Growing Stevia Indoors: Produce Your Own Sweetener
How to Take Care of Plants in Pots and Add Sweeteners to Your Repertoire
Who says we can’t have it all? We began homesteading because we wanted control over what we eat and use. That includes our sweeteners. Minimally processed sugars can be difficult to find, and most aren’t locally sourced unless you live in the tropics or where date palms are farmed. Growing stevia indoors provides a lot of healthy sweetness for a little effort.
If you don’t live on a sugar cane plantation or don’t have the patience to grow then boil down sugar beets, your sweetening options are limited. You could start a honey bee farming project, benefiting from pollinators and harvesting both honey and wax. Perhaps you could grow crops naturally high in sugar then cook them into foods such as healthy sweet potato recipes.
The aforementioned ideas involve having homesteading land, or at least garden space. Whether you live on acreage or in an apartment, you can try growing stevia indoors.
A Different Kind of Sweetness
Though stevia tastes eight to 150 times sweeter than sugar, it has a negligible effect on blood glucose because it isn’t sugar. The molecular compound consists of carbon, hydrogen, and oxygen, as both fructose and glucose do, but the arrangement is more complex. Stevia does not ferment. It’s pH-stable and heat-stable. Because of these characteristics, you cannot use it as the sugar in kombucha; it must be added after the fermentation is complete. It cannot feed yeast in bread or beer. Stevia cannot replace sugar in candy or within jam recipes for canning because sugar’s acidity is necessary for food safety and to help the pectin set. But you can use it to sweeten teas and within your baking.
Though the leaves have been used for more than 1,500 years by native peoples in South America, use of whole leaf or raw extracts has not been studied enough to be approved by the FDA. The highly refined extracts have been deemed safe and are available as liquid, powder, and dissolvable tablets. This raises questions among food safety critics. Though extracts have been approved, some undergo 45 different steps, involving chemicals and GMO-derived products. Which is safer: the raw product or the processed one?
Growing Stevia Indoors
As a Brazilian and Paraguayan plant, stevia thrives in Zone 9 or warmer. It can overwinter in Zone 8 with protection but will certainly die back in a frost. Gardeners in colder areas plant stevia in the spring and harvest when the weather gets cold but before an actual frost strikes.
Growing stevia indoors lengthens the season and allows you to harvest perpetually.
Since seeds are difficult to germinate, purchase started plants from a nursery or garden center. Stevia continues to gain popularity so the plants should be easy to find. Use a fertile, loamy potting mix and a container that is at least twelve inches wide. If you’re planting several in the same container, separate by two feet of space. Keep the soil well-drained, watering only when the top inch is dry. Place within the full sun of a greenhouse or provide as much light as possible, supplementing with strong ultraviolet bulbs when direct sunlight isn’t available.

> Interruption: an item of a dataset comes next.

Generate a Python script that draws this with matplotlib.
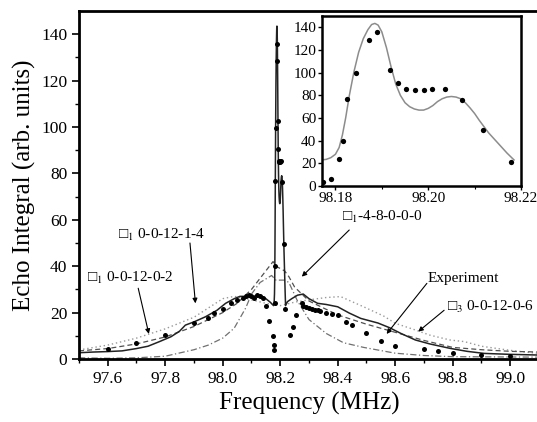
import matplotlib
matplotlib.use("Agg")
import matplotlib.pyplot as plt
import numpy as np

plt.rcParams['font.family'] = ['Liberation Serif', 'DejaVu Serif']
plt.rcParams['mathtext.fontset'] = 'stix'

# ---- main spectrum (MHz, arb. units) ----
# solid trace, left and right wings (the narrow centre comes from the zoom trace)
solid_left_f = [97.50, 97.55, 97.60, 97.65, 97.70, 97.74, 97.78, 97.82, 97.85, 97.87,
                97.90, 97.94, 97.98, 98.01, 98.04, 98.06, 98.10, 98.13, 98.15, 98.165]
solid_left_v = [2.7, 3.0, 3.2, 3.5, 4.5, 5.5, 7.5, 9.6, 12.0, 14.6,
                16.0, 18.2, 21.0, 24.0, 26.0, 27.0, 27.0, 27.5, 26.0, 24.5]
solid_right_f = [98.225, 98.24, 98.26, 98.28, 98.30, 98.33, 98.36, 98.40, 98.44, 98.48,
                 98.54, 98.58, 98.62, 98.67, 98.72, 98.79, 98.85, 98.91, 99.00, 99.10]
solid_right_v = [24.7, 26.0, 27.5, 28.0, 26.0, 24.0, 23.5, 22.5, 19.8, 17.5,
                 15.5, 13.5, 11.0, 8.2, 6.5, 4.6, 3.3, 2.4, 2.0, 1.7]

# broad dotted trace (0-0-12-1-4)
dot_f = [97.50, 97.60, 97.70, 97.80, 97.90, 97.95, 98.00, 98.04, 98.10, 98.15, 98.20,
         98.25, 98.30, 98.36, 98.41, 98.49, 98.56, 98.60, 98.67, 98.72, 98.79, 98.84,
         98.90, 98.95, 99.02, 99.10]
dot_v = [3.9, 6.0, 9.0, 13.0, 18.0, 22.0, 26.0, 27.0, 25.5, 24.0, 23.0,
         24.5, 25.5, 26.5, 26.9, 22.5, 18.5, 15.4, 12.5, 10.3, 8.2, 7.5,
         5.5, 4.6, 3.4, 2.4]

# dashed trace (0-0-12-0-2 / 0-0-12-0-6)
dash_f = [97.50, 97.60, 97.70, 97.80, 97.90, 98.00, 98.05, 98.10, 98.15, 98.175,
          98.185, 98.215, 98.23, 98.25, 98.30, 98.35, 98.40, 98.50, 98.60, 98.70,
          98.80, 98.90, 99.00, 99.10]
dash_v = [3.5, 4.5, 6.5, 9.5, 14.0, 20.0, 24.0, 30.0, 38.0, 42.0,
          40.0, 38.0, 35.5, 31.0, 25.0, 22.0, 19.0, 15.0, 11.5, 8.0,
          5.0, 4.0, 3.3, 3.0]

# dash-dot trace (-4-8-0-0-0)
dd_f = [97.50, 97.60, 97.70, 97.80, 97.90, 97.95, 98.00, 98.04, 98.08, 98.10,
        98.13, 98.17, 98.185, 98.215, 98.23, 98.26, 98.30, 98.36, 98.42, 98.49,
        98.60, 98.70, 98.80, 99.10]
dd_v = [0.5, 0.3, 0.5, 1.2, 4.0, 6.0, 9.0, 13.3, 22.0, 28.0,
        33.0, 36.0, 34.0, 34.0, 33.0, 25.0, 17.0, 11.0, 7.0, 5.0,
        2.5, 1.5, 1.0, 0.8]

# measured points outside the zoom window
pts_left_f = [97.60, 97.70, 97.80, 97.90, 97.95, 97.97, 98.00, 98.03, 98.05, 98.07,
              98.08, 98.09, 98.10, 98.11, 98.12, 98.13, 98.14, 98.15, 98.162, 98.174]
pts_left_v = [4.5, 6.8, 10.3, 15.4, 17.5, 20.0, 21.4, 24.0, 25.5, 26.5,
              27.0, 27.5, 27.0, 26.5, 27.5, 27.0, 26.5, 22.8, 16.5, 9.9]
pts_right_f = [98.234, 98.243, 98.254, 98.275, 98.28, 98.29, 98.30, 98.31, 98.32, 98.33,
               98.34, 98.36, 98.38, 98.40, 98.43, 98.45, 98.50, 98.55, 98.60, 98.70,
               98.75, 98.80, 98.90, 99.00]
pts_right_v = [10.3, 13.9, 19.0, 24.0, 23.0, 22.5, 22.0, 21.5, 21.0, 21.0,
               20.5, 20.0, 19.5, 19.0, 16.0, 14.7, 11.0, 7.8, 5.6, 4.2,
               3.4, 2.7, 1.7, 1.3]

# ---- zoom on the central line ----
zoom_pts_f = [98.1773, 98.1790, 98.1808, 98.1817, 98.1826, 98.1844, 98.1872, 98.1890,
              98.1917, 98.1935, 98.1953, 98.1972, 98.1990, 98.2008, 98.2036, 98.2072,
              98.2118, 98.2178]
zoom_pts_v = [3.8, 6.0, 24.0, 40.0, 76.6, 99.7, 128.5, 135.6,
              102.4, 90.7, 85.4, 84.8, 85.0, 85.4, 85.4, 76.3,
              49.6, 21.4]
zoom_line_f = [98.1770, 98.1780, 98.1790, 98.1800, 98.1808, 98.1815, 98.1822, 98.1830,
               98.1840, 98.1850, 98.1860, 98.1870, 98.1878, 98.1885, 98.1892, 98.1900,
               98.1910, 98.1920, 98.1930, 98.1940, 98.1950, 98.1960, 98.1970, 98.1980,
               98.1990, 98.2000, 98.2010, 98.2020, 98.2030, 98.2040, 98.2050, 98.2060,
               98.2070, 98.2080, 98.2090, 98.2100, 98.2110, 98.2120, 98.2130, 98.2140,
               98.2150, 98.2160, 98.2170, 98.2180, 98.2185]
zoom_line_v = [23.0, 23.5, 25.0, 28.0, 34.0, 45.0, 60.0, 80.0,
               101.0, 118.0, 130.0, 138.0, 142.5, 143.5, 142.0, 136.0,
               122.0, 105.0, 90.0, 80.0, 73.5, 70.0, 68.0, 67.0,
               67.0, 68.5, 71.0, 74.5, 77.0, 78.5, 79.0, 78.5,
               77.0, 73.5, 69.0, 64.0, 58.0, 52.5, 47.0, 42.5,
               38.0, 33.5, 29.0, 25.0, 23.0]

solid_f = solid_left_f + zoom_line_f + solid_right_f
solid_v = solid_left_v + zoom_line_v + solid_right_v
pts_f = pts_left_f + zoom_pts_f + pts_right_f
pts_v = pts_left_v + zoom_pts_v + pts_right_v

fig = plt.figure(figsize=(5.37, 4.22), dpi=100)
ax = fig.add_axes([0.1471, 0.1493, 0.8566, 0.8246])

ax.plot(dot_f, dot_v, ls=(0, (1, 2)), color='#999999', lw=1.0)
ax.plot(dd_f, dd_v, ls=(0, (5, 2, 1, 2)), color='#707070', lw=0.9)
ax.plot(dash_f, dash_v, ls=(0, (4, 2.5)), color='#505050', lw=0.9)
ax.plot(solid_f, solid_v, color='#222222', lw=1.1)
ax.plot(pts_f, pts_v, 'o', color='black', ms=3.6, mew=0)

ax.set_xlim(97.5, 99.1)
ax.set_ylim(0, 150)
ax.set_xticks(np.arange(97.6, 99.05, 0.2))
ax.set_xticks(np.arange(97.5, 99.1, 0.1), minor=True)
ax.set_yticks(np.arange(0, 141, 20))
ax.set_yticks(np.arange(0, 150, 10), minor=True)
ax.tick_params(which='major', direction='out', length=5, width=1.2, labelsize=12.5)
ax.tick_params(which='minor', direction='out', length=3, width=1.0)
for s in ax.spines.values():
    s.set_linewidth(2.0)
ax.set_xlabel('Frequency (MHz)', fontsize=18, labelpad=4)
ax.set_ylabel('Echo Integral (arb. units)', fontsize=18, labelpad=4)

box = '\u25a1'
arrow = dict(arrowstyle='-|>', color='black', lw=0.8, mutation_scale=7, shrinkA=0, shrinkB=0)
labels = [
    (box + '$_1$ 0-0-12-1-4', (97.636, 53.4), (97.886, 50.0), (97.905, 24.0)),
    (box + '$_1$ 0-0-12-0-2', (97.527, 34.8), (97.706, 30.5), (97.743, 10.8)),
    (box + '$_1$-4-8-0-0-0', (98.415, 61.3), (98.44, 55.6), (98.275, 35.5)),
    ('Experiment', (98.714, 34.8), (98.71, 32.6), (98.57, 10.8)),
    (box + '$_3$ 0-0-12-0-6', (98.78, 22.5), (98.77, 21.0), (98.68, 11.8)),
]
for text, pos, tail, tip in labels:
    ax.text(pos[0], pos[1], text, fontsize=11, ha='left', va='center')
    ax.annotate('', xy=tip, xytext=tail, arrowprops=arrow)

# inset: the central line on a fine frequency scale
axi = fig.add_axes([0.5996, 0.5592, 0.3706, 0.4028])
axi.set_zorder(5)
axi.plot(zoom_line_f, zoom_line_v, color='#8c8c8c', lw=1.1)
axi.plot(zoom_pts_f, zoom_pts_v, 'o', color='black', ms=3.8, mew=0)
axi.set_xlim(98.1771, 98.2185)
axi.set_ylim(0, 150)
axi.set_xticks([98.18, 98.20, 98.22])
axi.set_xticklabels(['98.18', '98.20', '98.22'])
axi.set_xticks([98.19, 98.21], minor=True)
axi.set_yticks(np.arange(0, 141, 20))
axi.set_yticklabels([str(v) for v in range(0, 141, 20)])
axi.tick_params(which='major', direction='out', length=3, width=1.0, labelsize=11, pad=1,
                left=True, labelleft=True, bottom=True, labelbottom=True)
axi.tick_params(which='minor', direction='out', length=2, width=0.8)
for s in axi.spines.values():
    s.set_linewidth(1.8)

fig.savefig('out.png', dpi=100)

Stevia will reach 18 inches to two feet, depending on location and temperature. Growing stevia indoors often results in smaller plants. To encourage branching, trim back plants before they flower, leaving about four inches. Either dry the cuttings as a sweetener or root to grow more plants.
Though stevia can live about three years in warm climates, it loses potency with each year. The sweetest leaves grow in the first year. It’s recommended that gardeners growing stevia indoors keep several parent plants, removing cuttings to start tender new crops. Propagate more stevia by using a rooting compound. Plant rooted cuttings in fertile soil, watering carefully until the roots take hold.
To harvest, cut branches several inches above the base, leaving enough leaves to photosynthesize and regenerate the plant. Dry the leaves then strip them from stems. Store in a cool, dry location such as an airtight jar.
How to Use Stevia Leaves
Though you can use stevia fresh or dried, be wary of using too much. Over-sweetening may leave a bitter, licorice-like flavor.
Place a fresh leaf within a cup of hot tea, letting the sweetness infuse. Or mix dried leaves into your tea blend before brewing loose or spooning into bags. One-eighth teaspoon unprocessed stevia equals about one teaspoon of sugar. Make a 50/50 tincture of leaves soaked in grain alcohol for several weeks then carefully heat the alcohol for a half hour, without actually boiling it, to reduce volume and remove some bad flavor. Or avoid alcohol by steeping leaves in near-boiling water at a ratio of one part leaves to two parts water. Strain out the leaves then pour the water into a dark container and refrigerate.
Whether you want to harness natural sweetness, reduce calorie and sugar intake, or avoid GMO ingredients and chemicals, growing stevia indoors provides a lot of sweetness for very little work.